Lower interest rates, however, also drive investor behavior – something central bankers around the world know only too well. As interest rates decline, investors seek higher yields elsewhere and chase shares higher. This has driven the buying of banks and Telstra for some time, and it could go on for some time yet given the yields on our banks are still not as low as they have been in prior periods.
Take the Commonwealth Bank for example, whose yield today is 5.14%. Back in 2006, 2007 and 2010, the yield was even lower than this, and so I think that talk of a bubble could be premature. Keep in mind, of course, credit growth back in 2006 and 2007 was significantly better than it is today.
But there is another relationship that doesn’t change, one that is as certain as the inverse relationship between yields and bond prices.

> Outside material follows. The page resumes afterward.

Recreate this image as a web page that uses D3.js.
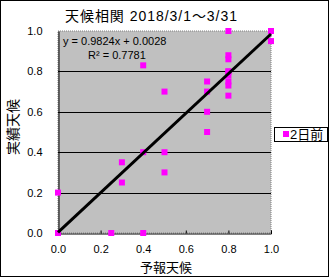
<!DOCTYPE html>
<html>
<head>
<meta charset="utf-8">
<script src="https://cdn.jsdelivr.net/npm/d3@7"></script>
<style>
  body { margin: 0; background: #fff; }
  text { font-family: "Liberation Sans", "Noto Sans CJK JP", sans-serif; fill: #000; }
</style>
</head>
<body>
<div id="chart"></div>
<script>
// 予報天候 (x) vs 実績天候 (y), 2日前
const forecast = [0.8, 1.0, 1.0, 0.4, 0.8, 0.8, 0.8, 0.8, 0.8, 0.8, 0.8, 0.8,
                  0.7, 0.7, 0.7, 0.7, 0.5, 0.4, 0.5, 0.3, 0.5, 0.3, 0.25, 0.4, 0.0, 0.0];
const actual   = [1.0, 1.0, 0.95, 0.83, 0.88, 0.86, 0.8, 0.78, 0.75, 0.73, 0.68, 0.8,
                  0.75, 0.7, 0.6, 0.5, 0.7, 0.4, 0.4, 0.35, 0.3, 0.25, 0.0, 0.0, 0.2, 0.0];
const ticks = [0, 0.2, 0.4, 0.6, 0.8, 1.0];
const slope = 0.9824, intercept = 0.0028, r2 = 0.7781;
const seriesName = "2日前";

const W = 330, H = 278;
const plot = { left: 58, right: 271, top: 31, bottom: 233 };

const svg = d3.select("#chart").append("svg")
  .attr("width", W).attr("height", H);

svg.append("rect")
  .attr("x", 0.5).attr("y", 0.5)
  .attr("width", W - 2).attr("height", H - 2)
  .attr("fill", "#fff").attr("stroke", "#000");

const x = d3.scaleLinear().domain([0, 1]).range([plot.left, plot.right]);
const y = d3.scaleLinear().domain([0, 1]).range([plot.bottom, plot.top]);

// plot area
svg.append("rect")
  .attr("x", plot.left).attr("y", plot.top)
  .attr("width", plot.right - plot.left).attr("height", plot.bottom - plot.top)
  .attr("fill", "#c0c0c0")
  .attr("stroke", "#808080").attr("stroke-dasharray", "1,1");

// gridlines
svg.append("g").selectAll("line")
  .data(ticks.filter(t => t > 0 && t < 1))
  .join("line")
  .attr("x1", plot.left).attr("x2", plot.right)
  .attr("y1", d => Math.round(y(d)) + 0.5).attr("y2", d => Math.round(y(d)) + 0.5)
  .attr("stroke", "#000");

// axes
const yAxis = svg.append("g")
  .attr("transform", `translate(${plot.left + 0.5},0)`)
  .call(d3.axisLeft(y).tickValues(ticks).tickFormat(d3.format(".1f")).tickSize(0).tickPadding(16));
const xAxis = svg.append("g")
  .attr("transform", `translate(0,${plot.bottom + 0.5})`)
  .call(d3.axisBottom(x).tickValues(ticks).tickFormat(d3.format(".1f")).tickSize(-3).tickPadding(12));
[xAxis, yAxis].forEach(a => {
  a.select(".domain").attr("stroke", "#000");
  a.selectAll(".tick line").attr("stroke", "#000");
  a.selectAll("text").attr("font-size", 11).attr("fill", "#000")
    .attr("font-family", "Liberation Sans, sans-serif");
});

// points
svg.append("g").selectAll("rect")
  .data(forecast.map((f, i) => [f, actual[i]]))
  .join("rect")
  .attr("x", d => x(d[0]) - 3).attr("y", d => y(d[1]) - 3)
  .attr("width", 6).attr("height", 6)
  .attr("fill", "#ff00ff");

// trendline
svg.append("line")
  .attr("x1", x(0)).attr("y1", y(intercept))
  .attr("x2", x(1)).attr("y2", y(slope + intercept))
  .attr("stroke", "#000").attr("stroke-width", 3);

// trend label
svg.append("text").attr("x", 63).attr("y", 45).attr("font-size", 11)
  .text(`y = ${slope}x + ${intercept.toFixed(4)}`);
svg.append("text").attr("x", 88).attr("y", 59).attr("font-size", 11)
  .text(`R² = ${r2}`);

// title
svg.append("text").attr("x", 65).attr("y", 21).attr("font-size", 14)
  .attr("textLength", 172).attr("lengthAdjust", "spacing")
  .text("天候相関 2018/3/1～3/31");

// axis titles
svg.append("text").attr("x", 166).attr("y", 272).attr("text-anchor", "middle")
  .attr("font-size", 13).text("予報天候");
svg.append("text")
  .attr("transform", "translate(18,127) rotate(-90)")
  .attr("text-anchor", "middle").attr("font-size", 14).text("実績天候");

// legend
const lg = svg.append("g");
lg.append("rect").attr("x", 274.5).attr("y", 127.5).attr("width", 53).attr("height", 14)
  .attr("fill", "#fff").attr("stroke", "#000");
lg.append("rect").attr("x", 283).attr("y", 131).attr("width", 6).attr("height", 6).attr("fill", "#ff00ff");
lg.append("text").attr("x", 290).attr("y", 139).attr("font-size", 13).text(seriesName);
</script>
</body>
</html>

I am referring to the relationship between price and value.
The difference is known as the margin of safety, and over long periods of time the investment strategy that has worked better than all others is the value strategy. Momentum, yield, discount to assets and earnings growth are all strategies that have their day in the sun, but value strategies have persistently outperformed. On top of that, it is simply a logical and rational way for investors to conduct themselves.
The lower the price is below the estimated intrinsic value of a company or its shares, the larger the margin of safety and the greater the value.
But confusion has emerged among investors. Valuing a company on its yield is not valuing a company at all. Zip up your wallet when an expert tells you the banks are good value because their yields are attractive. It’s not the yield that makes them good value.
The intrinsic value of our banks rises as interest rates fall. But their share prices were already above my estimate of their value in January and February. Today the value is a fraction higher. The share prices will also rise as investors run away from declining income generated by their term deposits.
The only problem is that the share prices are well above the values and, while both are rising, their attraction to value investors becomes no greater and may become less.
Now don’t get me wrong. I am not saying the banks aren’t attractive businesses. They are a cosy oligopoly, with high switching costs for customers enabling them to charge pretty much what they like. Nor am I saying that their premium above intrinsic value means they are due for an imminent correction. Valuing a business is not the same as predicting its share price. What I am saying is that they aren’t cheap, using my measures.